You know that you're not supposed to be dishonest when declaring bankruptcy, but it's tempting. You don't want to lose certain assets. Wouldn't it be easy not to report that you own them in the first place?

What you should know is that you're not just breaking the rules by willfully concealing assets. You're breaking the law. Never do this under any circumstances.

For example, in 2017, the Internal Revenue Service (IRS) discovered that a man and his wife had committed bankruptcy fraud in 2013. They had used Chapter 7 bankruptcy, which means that assets were liquidated to pay off some of the debt. As part of the process, they needed to tell the IRS about all of the assets that they controlled, but they neglected to do so. Some of the assets that were left out were huge: Real estate, boats and a vehicle.

They had been involved in other things, including personal injury fraud and tax evasion, so the sentence was not entirely based on the bankruptcy fraud, but it's worth noting that the man wound up with four years in jail. After he gets out, he'll have to be supervised for three more years.
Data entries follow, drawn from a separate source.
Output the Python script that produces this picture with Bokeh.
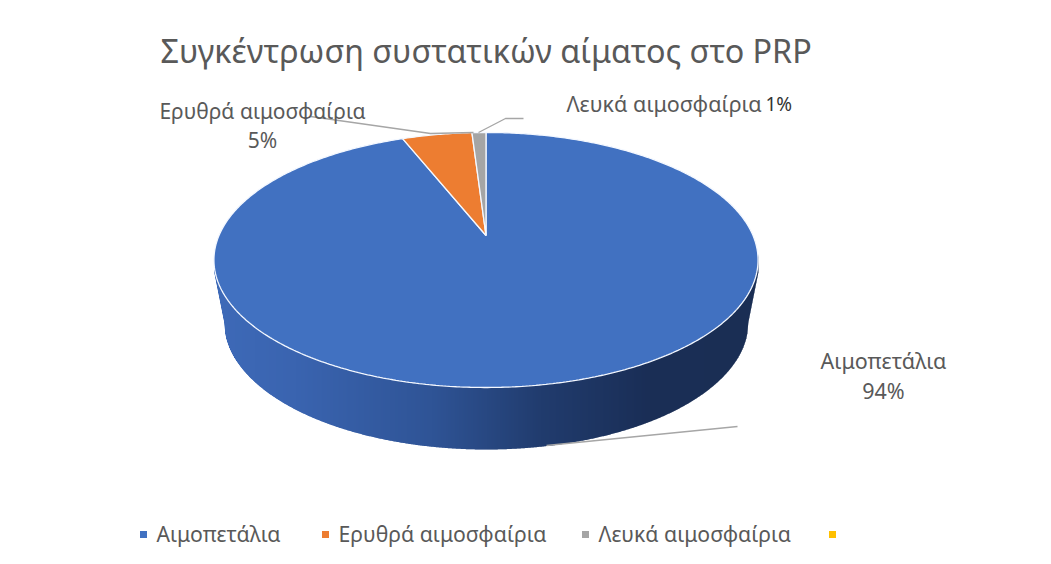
import numpy as np
from bokeh.core.properties import value
from bokeh.embed import file_html
from bokeh.models import Range1d
from bokeh.plotting import figure
from bokeh.resources import INLINE

# Chart content
title = "Συγκέντρωση συστατικών αίματος στο PRP"
categories = ["Αιμοπετάλια", "Ερυθρά αιμοσφαίρια", "Λευκά αιμοσφαίρια", ""]
shares = [94, 5, 1, 0]
colors = ["#4171C1", "#ED7D31", "#A5A5A5", "#FFC000"]

W, H = 1051, 564
FONT = value("Noto Sans")
GREY = "#595959"

p = figure(width=W, height=H, output_backend="svg", toolbar_location=None,
           x_range=Range1d(0, W), y_range=Range1d(H, 0), min_border=0,
           background_fill_color="white", border_fill_color="white", outline_line_color=None)
p.axis.visible = False
p.grid.visible = False

# Tilted disc: a perspective projection of the unit circle, apex at (APEX_X, APEX_Y)
APEX_X, APEX_Y = 485.5, 235.0
PERSP, SCALE_Y = 0.192, 122.8
SCALE_X = 267.0


def rim(theta):
    """Screen position of the disc rim, theta clockwise from twelve o'clock."""
    cx, cy = np.sin(theta), np.cos(theta)
    d = 1 + PERSP * cy
    return APEX_X + SCALE_X * cx / d, APEX_Y - SCALE_Y * cy / d


# Side wall, shaded left to right in thin sloped columns
top_cy, top_ry, top_rx = 259.5, 127.5, 272.0
low_cy, low_ry, low_rx = 322.0, 127.0, 262.0
FLANK_Y = 272.0


def wall_edges(x):
    u = (x - APEX_X) / top_rx
    upper = top_cy + top_ry * np.sqrt(np.clip(1 - u * u, 0, 1))
    v = (x - APEX_X) / low_rx
    lower = low_cy + low_ry * np.sqrt(np.clip(1 - v * v, 0, 1))
    # straight flank joining the two discs at the far left and right
    flank = low_cy - (np.abs(x - APEX_X) - low_rx) / (top_rx - low_rx) * (low_cy - FLANK_Y)
    lower = np.where(np.abs(v) >= 1, flank, lower)
    return upper, np.maximum(upper, lower)


edges = np.arange(APEX_X - top_rx, APEX_X + top_rx + 0.5, 1.0)
stops_x = np.array([0.0, 0.15, 0.4, 0.6, 0.8, 1.0])
stops_rgb = np.array([[62, 106, 184], [58, 100, 176], [47, 84, 150], [33, 60, 110], [26, 46, 86], [26, 46, 84]])
frac = (edges[:-1] - edges[0]) / (edges[-1] - edges[0])
col_colors = ["#%02x%02x%02x" % tuple(int(np.interp(f, stops_x, stops_rgb[:, i])) for i in range(3)) for f in frac]
up, lo = wall_edges(edges)
col_xs = [[a, b + 0.5, b + 0.5, a] for a, b in zip(edges[:-1], edges[1:])]
col_ys = [[u0 - 6, u1 - 6, l1, l0] for u0, u1, l0, l1 in zip(up[:-1], up[1:], lo[:-1], lo[1:])]
p.patches(col_xs, col_ys, fill_color=col_colors, line_color=None)

# Pie wedges from the shares
total = sum(shares)
start = 0.0
xs, ys, fills = [], [], []
for share, color in zip(shares, colors):
    if share == 0:
        continue
    end = start + share / total * 2 * np.pi
    t = np.linspace(start, end, max(3, int(share * 6)))
    rx, ry = rim(t)
    xs.append(np.r_[APEX_X, rx])
    ys.append(np.r_[APEX_Y, ry])
    fills.append(color)
    start = end
p.patches(xs, ys, fill_color=fills, line_color="#F4F8FF", line_width=1.3)

# Leader lines
p.line([310, 430, 473], [116, 133, 132], line_color="#A6A6A6", line_width=1.4)
p.line([478, 505, 523], [132, 118, 118], line_color="#A6A6A6", line_width=1.4)
p.line([546, 737], [445, 426], line_color="#A6A6A6", line_width=1.4)

# Title and data labels
p.text([160], [49], text=[title], text_font=FONT, text_font_size="32.3px", text_color=GREY,
       text_align="left", text_baseline="middle")
pct = [f"{s}%" for s in shares]
p.text([262, 262], [110, 139], text=[categories[1], pct[1]], text_font=FONT, text_font_size="21px",
       text_color=GREY, text_align="center", text_baseline="middle")
p.text([566], [103], text=[categories[2]], text_font=FONT, text_font_size="21.5px",
       text_color=GREY, text_align="left", text_baseline="middle")
p.text([765], [103], text=[pct[2]], text_font=FONT, text_font_size="19px", text_color="#333333",
       text_align="left", text_baseline="middle")
p.text([883, 883], [360, 390], text=[categories[0], pct[0]], text_font=FONT, text_font_size="21.5px",
       text_color=GREY, text_align="center", text_baseline="middle")

# Legend row
legend_x = [143, 325, 585, 832]
p.scatter(legend_x, [534] * 4, marker="square", size=7, fill_color=colors, line_color=None)
p.text([x + 13 for x in legend_x], [533] * 4, text=categories, text_font=FONT, text_font_size="21.2px",
       text_color=GREY, text_align="left", text_baseline="middle")

open("out.html", "w").write(file_html(p, INLINE))
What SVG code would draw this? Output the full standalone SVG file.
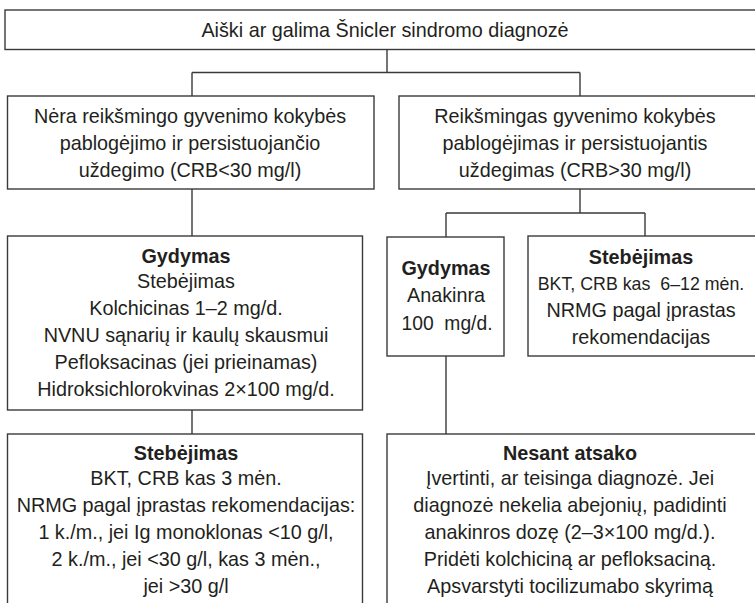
<svg xmlns="http://www.w3.org/2000/svg" width="755" height="603" viewBox="0 0 755 603">
<style>
.box{fill:#fff;stroke:#3a3a3a;stroke-width:1.4}
.c{fill:none;stroke:#3a3a3a;stroke-width:1.4}
text{font-family:"Liberation Sans",Arial,sans-serif;font-size:19.8px;fill:#231f20;text-anchor:middle}
.b{font-weight:bold}
</style>
<rect width="755" height="603" fill="#fff"/>
<g id="connectors">
<path class="c" d="M387 49.5V72.5M192 72.5H580M192 72.5V96M580 72.5V96"/>
<path class="c" d="M192 189V236M192 410V434"/>
<path class="c" d="M580 189V213M446 213H645M446 213V237M645 213V236M446 356V434"/>
</g>
<g id="n1"><rect class="box" x="5" y="10" width="760" height="39.5"/>
<text x="385" y="37">Aiški ar galima Šnicler sindromo diagnozė</text></g>
<g id="n2"><rect class="box" x="7.5" y="96" width="366.5" height="93"/>
<text x="190" y="123">Nėra reikšmingo gyvenimo kokybės</text>
<text x="190" y="150">pablogėjimo ir persistuojančio</text>
<text x="190" y="177">uždegimo (CRB&lt;30 mg/l)</text></g>
<g id="n3"><rect class="box" x="399" y="96" width="370" height="93"/>
<text x="575" y="123">Reikšmingas gyvenimo kokybės</text>
<text x="575" y="150">pablogėjimas ir persistuojantis</text>
<text x="575" y="177">uždegimas (CRB&gt;30 mg/l)</text></g>
<g id="n4"><rect class="box" x="7.5" y="236" width="355" height="174"/>
<text class="b" x="186" y="263">Gydymas</text>
<text x="186" y="288">Stebėjimas</text>
<text x="186" y="315">Kolchicinas 1–2 mg/d.</text>
<text x="186" y="342">NVNU sąnarių ir kaulų skausmui</text>
<text x="186" y="369">Pefloksacinas (jei prieinamas)</text>
<text x="186" y="396">Hidroksichlorokvinas 2×100 mg/d.</text></g>
<g id="n5"><rect class="box" x="387" y="237" width="117" height="119"/>
<text class="b" x="446" y="275">Gydymas</text>
<text x="446" y="302">Anakinra</text>
<text x="447" y="330" textLength="91" lengthAdjust="spacingAndGlyphs">100&#160; mg/d.</text></g>
<g id="n6"><rect class="box" x="528" y="236" width="240" height="120"/>
<text class="b" x="641" y="264">Stebėjimas</text>
<text x="641" y="290" style="font-size:17.8px">BKT, CRB kas&#160; 6–12 mėn.</text>
<text x="641" y="317">NRMG pagal įprastas</text>
<text x="641" y="344">rekomendacijas</text></g>
<g id="n7"><rect class="box" x="7.5" y="434" width="355" height="180"/>
<text class="b" x="186" y="460">Stebėjimas</text>
<text x="186" y="485">BKT, CRB kas 3 mėn.</text>
<text x="186" y="512">NRMG pagal įprastas rekomendacijas:</text>
<text x="186" y="539">1 k./m., jei Ig monoklonas &lt;10 g/l,</text>
<text x="186" y="566">2 k./m., jei &lt;30 g/l, kas 3 mėn.,</text>
<text x="186" y="593">jei &gt;30 g/l</text></g>
<g id="n8"><rect class="box" x="387" y="434" width="380" height="180"/>
<text class="b" x="570" y="460">Nesant atsako</text>
<text x="570" y="485">Įvertinti, ar teisinga diagnozė. Jei</text>
<text x="570" y="512">diagnozė nekelia abejonių, padidinti</text>
<text x="570" y="539">anakinros dozę (2–3×100 mg/d.).</text>
<text x="570" y="566">Pridėti kolchiciną ar pefloksaciną.</text>
<text x="570" y="593">Apsvarstyti tocilizumabo skyrimą</text></g>
</svg>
Again, there were multiple crimes there, so don't assume all fraud cases carry that type of sentence. However, make sure that you do understand the seriousness of following the proper procedures and being honest when declaring bankruptcy. Lying to the court isn't just bending the rules a little bit; it's illegal. Be sure you know what steps to take and how to provide all of the right information about your assets.